— Data section —
──────────────────────────────

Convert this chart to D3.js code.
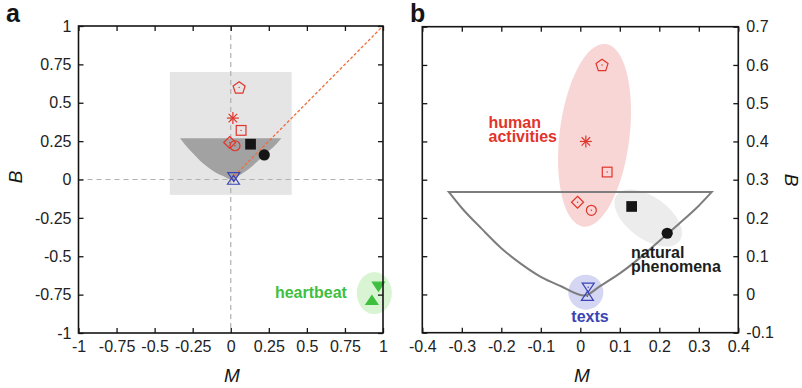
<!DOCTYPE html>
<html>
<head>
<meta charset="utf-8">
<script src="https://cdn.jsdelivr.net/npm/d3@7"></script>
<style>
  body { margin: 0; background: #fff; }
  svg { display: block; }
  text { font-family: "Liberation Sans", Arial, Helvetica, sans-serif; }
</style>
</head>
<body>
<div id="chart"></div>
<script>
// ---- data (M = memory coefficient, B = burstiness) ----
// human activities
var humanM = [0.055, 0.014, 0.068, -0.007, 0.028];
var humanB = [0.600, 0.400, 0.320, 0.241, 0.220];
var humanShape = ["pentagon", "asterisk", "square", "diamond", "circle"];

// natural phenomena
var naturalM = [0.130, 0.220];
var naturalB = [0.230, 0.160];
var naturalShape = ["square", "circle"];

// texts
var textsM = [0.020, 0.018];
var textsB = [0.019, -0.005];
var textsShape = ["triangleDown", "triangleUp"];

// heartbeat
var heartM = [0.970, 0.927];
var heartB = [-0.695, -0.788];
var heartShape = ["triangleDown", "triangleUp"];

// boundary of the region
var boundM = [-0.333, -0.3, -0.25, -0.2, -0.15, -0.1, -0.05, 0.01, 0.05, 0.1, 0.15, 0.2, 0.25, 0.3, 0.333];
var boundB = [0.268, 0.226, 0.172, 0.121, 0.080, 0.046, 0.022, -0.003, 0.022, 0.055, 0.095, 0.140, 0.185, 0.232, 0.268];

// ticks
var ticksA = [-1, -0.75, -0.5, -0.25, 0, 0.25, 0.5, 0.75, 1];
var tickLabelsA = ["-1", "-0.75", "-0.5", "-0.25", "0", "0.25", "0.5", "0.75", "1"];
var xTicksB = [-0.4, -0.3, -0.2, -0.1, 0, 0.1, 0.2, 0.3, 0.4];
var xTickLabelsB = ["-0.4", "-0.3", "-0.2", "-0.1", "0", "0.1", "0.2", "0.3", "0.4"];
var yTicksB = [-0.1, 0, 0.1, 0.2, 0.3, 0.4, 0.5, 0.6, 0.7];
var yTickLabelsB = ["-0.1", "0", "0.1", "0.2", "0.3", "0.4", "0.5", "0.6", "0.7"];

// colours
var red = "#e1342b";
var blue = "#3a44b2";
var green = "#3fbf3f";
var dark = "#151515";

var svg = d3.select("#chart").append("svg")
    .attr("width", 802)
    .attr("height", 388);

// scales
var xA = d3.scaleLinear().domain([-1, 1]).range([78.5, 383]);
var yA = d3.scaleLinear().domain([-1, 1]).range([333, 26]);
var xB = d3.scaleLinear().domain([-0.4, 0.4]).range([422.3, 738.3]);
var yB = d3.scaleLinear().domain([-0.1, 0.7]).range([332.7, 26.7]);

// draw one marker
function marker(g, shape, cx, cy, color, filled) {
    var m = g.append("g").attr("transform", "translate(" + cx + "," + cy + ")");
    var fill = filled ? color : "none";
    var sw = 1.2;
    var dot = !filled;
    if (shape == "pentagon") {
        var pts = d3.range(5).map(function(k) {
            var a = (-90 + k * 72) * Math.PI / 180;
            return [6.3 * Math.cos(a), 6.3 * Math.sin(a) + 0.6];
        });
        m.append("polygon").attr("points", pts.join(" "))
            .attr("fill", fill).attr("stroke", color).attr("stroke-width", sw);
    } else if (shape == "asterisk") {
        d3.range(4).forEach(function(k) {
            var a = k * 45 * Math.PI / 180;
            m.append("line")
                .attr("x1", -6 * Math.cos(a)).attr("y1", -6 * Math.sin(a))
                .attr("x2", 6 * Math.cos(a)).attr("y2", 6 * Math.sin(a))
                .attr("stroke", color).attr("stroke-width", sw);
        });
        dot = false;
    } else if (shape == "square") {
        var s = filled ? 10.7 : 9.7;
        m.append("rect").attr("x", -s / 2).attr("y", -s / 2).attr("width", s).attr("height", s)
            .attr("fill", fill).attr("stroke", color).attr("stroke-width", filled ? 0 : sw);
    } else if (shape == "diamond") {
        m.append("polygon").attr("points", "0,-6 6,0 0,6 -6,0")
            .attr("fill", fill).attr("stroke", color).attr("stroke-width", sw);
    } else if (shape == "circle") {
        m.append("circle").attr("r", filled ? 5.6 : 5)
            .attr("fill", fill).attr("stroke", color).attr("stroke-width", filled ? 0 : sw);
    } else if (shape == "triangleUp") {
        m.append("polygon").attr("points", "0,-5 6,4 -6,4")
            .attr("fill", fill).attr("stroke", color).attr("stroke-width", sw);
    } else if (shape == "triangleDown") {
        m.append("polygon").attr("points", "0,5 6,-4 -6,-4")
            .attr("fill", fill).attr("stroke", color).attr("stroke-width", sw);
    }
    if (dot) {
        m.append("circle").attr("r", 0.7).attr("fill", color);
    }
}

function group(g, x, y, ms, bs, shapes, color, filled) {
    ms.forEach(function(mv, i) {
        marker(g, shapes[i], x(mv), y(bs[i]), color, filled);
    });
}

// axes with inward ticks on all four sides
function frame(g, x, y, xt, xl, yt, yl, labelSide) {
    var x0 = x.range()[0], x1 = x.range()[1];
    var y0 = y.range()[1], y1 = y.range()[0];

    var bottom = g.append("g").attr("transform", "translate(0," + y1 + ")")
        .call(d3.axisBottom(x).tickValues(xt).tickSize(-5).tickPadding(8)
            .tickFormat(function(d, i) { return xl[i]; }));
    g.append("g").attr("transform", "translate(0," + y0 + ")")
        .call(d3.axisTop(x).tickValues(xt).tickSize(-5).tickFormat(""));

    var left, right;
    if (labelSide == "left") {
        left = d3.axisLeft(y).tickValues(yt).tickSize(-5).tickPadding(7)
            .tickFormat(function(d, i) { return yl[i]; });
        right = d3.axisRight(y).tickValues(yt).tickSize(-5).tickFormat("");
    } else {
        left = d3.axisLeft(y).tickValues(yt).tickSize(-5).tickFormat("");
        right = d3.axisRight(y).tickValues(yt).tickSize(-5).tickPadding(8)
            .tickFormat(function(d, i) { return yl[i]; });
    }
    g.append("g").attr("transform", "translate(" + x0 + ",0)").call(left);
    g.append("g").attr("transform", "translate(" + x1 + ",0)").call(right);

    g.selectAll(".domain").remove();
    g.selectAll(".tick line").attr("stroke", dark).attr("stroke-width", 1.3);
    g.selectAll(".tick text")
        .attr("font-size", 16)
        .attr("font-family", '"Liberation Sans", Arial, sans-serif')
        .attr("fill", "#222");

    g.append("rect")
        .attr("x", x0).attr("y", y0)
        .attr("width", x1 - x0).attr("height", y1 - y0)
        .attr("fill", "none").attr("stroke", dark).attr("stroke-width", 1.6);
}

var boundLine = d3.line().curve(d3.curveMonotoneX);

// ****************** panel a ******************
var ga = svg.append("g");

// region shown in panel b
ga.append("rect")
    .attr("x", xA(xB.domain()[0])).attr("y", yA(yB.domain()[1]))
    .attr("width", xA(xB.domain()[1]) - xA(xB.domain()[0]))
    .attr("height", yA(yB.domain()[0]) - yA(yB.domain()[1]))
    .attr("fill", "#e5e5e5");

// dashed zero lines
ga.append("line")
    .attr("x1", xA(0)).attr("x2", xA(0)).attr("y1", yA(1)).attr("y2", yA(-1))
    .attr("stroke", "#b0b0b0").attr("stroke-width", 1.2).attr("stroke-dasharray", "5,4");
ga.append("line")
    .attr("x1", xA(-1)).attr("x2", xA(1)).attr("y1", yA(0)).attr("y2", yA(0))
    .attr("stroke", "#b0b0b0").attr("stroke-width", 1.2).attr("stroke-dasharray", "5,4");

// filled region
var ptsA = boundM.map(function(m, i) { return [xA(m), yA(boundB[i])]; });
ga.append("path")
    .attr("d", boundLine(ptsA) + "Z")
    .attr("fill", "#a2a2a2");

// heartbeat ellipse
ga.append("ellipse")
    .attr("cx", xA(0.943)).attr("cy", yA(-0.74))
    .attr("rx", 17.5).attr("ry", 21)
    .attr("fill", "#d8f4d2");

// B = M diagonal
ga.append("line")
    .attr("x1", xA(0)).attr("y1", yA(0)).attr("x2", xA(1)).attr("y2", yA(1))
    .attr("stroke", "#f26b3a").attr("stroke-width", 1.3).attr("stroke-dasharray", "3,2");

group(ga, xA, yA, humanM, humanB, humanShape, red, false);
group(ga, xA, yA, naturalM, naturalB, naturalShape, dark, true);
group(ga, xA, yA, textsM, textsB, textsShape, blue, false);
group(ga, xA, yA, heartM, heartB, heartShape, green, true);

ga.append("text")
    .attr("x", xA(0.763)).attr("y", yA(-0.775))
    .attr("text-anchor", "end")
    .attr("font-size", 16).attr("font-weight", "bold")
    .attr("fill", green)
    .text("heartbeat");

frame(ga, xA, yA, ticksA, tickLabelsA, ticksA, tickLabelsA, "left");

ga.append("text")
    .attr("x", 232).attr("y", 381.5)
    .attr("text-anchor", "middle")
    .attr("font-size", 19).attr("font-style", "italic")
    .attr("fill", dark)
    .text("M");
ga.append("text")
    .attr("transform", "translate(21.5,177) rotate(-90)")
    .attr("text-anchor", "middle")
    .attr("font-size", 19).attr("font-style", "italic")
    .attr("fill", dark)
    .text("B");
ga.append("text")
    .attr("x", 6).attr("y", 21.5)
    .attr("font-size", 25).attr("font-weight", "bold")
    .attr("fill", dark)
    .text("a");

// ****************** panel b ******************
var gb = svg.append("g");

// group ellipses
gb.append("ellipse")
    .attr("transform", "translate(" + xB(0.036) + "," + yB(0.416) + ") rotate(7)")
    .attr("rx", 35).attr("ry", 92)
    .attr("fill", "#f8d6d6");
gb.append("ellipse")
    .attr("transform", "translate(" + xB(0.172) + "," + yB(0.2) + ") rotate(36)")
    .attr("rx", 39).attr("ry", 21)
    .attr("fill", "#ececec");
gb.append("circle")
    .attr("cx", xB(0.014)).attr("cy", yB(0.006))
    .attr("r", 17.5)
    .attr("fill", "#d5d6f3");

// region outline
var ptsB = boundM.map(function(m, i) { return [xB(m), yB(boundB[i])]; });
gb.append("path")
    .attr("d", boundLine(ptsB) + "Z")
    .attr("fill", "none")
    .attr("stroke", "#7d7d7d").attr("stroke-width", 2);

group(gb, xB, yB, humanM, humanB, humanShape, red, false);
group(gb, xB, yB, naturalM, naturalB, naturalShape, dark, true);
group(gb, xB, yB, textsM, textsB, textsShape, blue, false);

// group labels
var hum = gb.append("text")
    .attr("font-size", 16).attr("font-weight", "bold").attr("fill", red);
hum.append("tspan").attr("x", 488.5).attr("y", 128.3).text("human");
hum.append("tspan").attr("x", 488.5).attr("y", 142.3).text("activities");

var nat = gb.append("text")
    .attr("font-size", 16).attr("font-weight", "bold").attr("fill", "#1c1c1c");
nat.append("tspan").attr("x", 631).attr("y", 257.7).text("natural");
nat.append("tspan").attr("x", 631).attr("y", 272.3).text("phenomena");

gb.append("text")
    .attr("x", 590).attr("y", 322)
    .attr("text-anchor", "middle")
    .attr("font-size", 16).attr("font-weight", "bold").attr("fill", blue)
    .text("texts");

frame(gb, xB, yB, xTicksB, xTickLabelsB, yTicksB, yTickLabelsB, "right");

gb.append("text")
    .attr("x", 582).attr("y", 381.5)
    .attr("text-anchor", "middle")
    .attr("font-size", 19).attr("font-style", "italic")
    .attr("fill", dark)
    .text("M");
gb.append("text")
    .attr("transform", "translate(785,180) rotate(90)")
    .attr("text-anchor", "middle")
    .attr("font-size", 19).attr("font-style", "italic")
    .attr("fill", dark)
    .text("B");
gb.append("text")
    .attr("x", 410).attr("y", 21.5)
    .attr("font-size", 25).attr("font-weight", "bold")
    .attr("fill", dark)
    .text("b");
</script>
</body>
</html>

──────────────────────────────

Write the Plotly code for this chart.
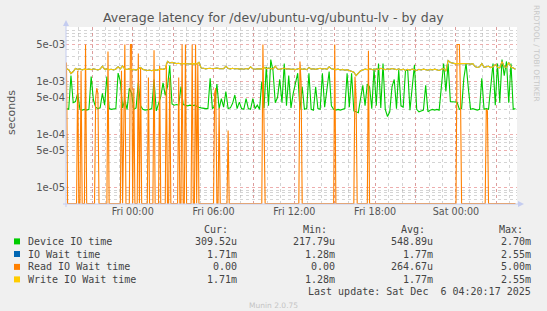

──────────────────────────────

— Required task —
Copy out, exactly, every line from the one that contains "Convert this chart to D3.js code." through the one that contains "0.185, 0.232, 0.268];". Pictures stay out of the copy.

— The reply —
Convert this chart to D3.js code.
<!DOCTYPE html>
<html>
<head>
<meta charset="utf-8">
<script src="https://cdn.jsdelivr.net/npm/d3@7"></script>
<style>
  body { margin: 0; background: #fff; }
  svg { display: block; }
  text { font-family: "Liberation Sans", Arial, Helvetica, sans-serif; }
</style>
</head>
<body>
<div id="chart"></div>
<script>
// ---- data (M = memory coefficient, B = burstiness) ----
// human activities
var humanM = [0.055, 0.014, 0.068, -0.007, 0.028];
var humanB = [0.600, 0.400, 0.320, 0.241, 0.220];
var humanShape = ["pentagon", "asterisk", "square", "diamond", "circle"];

// natural phenomena
var naturalM = [0.130, 0.220];
var naturalB = [0.230, 0.160];
var naturalShape = ["square", "circle"];

// texts
var textsM = [0.020, 0.018];
var textsB = [0.019, -0.005];
var textsShape = ["triangleDown", "triangleUp"];

// heartbeat
var heartM = [0.970, 0.927];
var heartB = [-0.695, -0.788];
var heartShape = ["triangleDown", "triangleUp"];

// boundary of the region
var boundM = [-0.333, -0.3, -0.25, -0.2, -0.15, -0.1, -0.05, 0.01, 0.05, 0.1, 0.15, 0.2, 0.25, 0.3, 0.333];
var boundB = [0.268, 0.226, 0.172, 0.121, 0.080, 0.046, 0.022, -0.003, 0.022, 0.055, 0.095, 0.140, 0.185, 0.232, 0.268];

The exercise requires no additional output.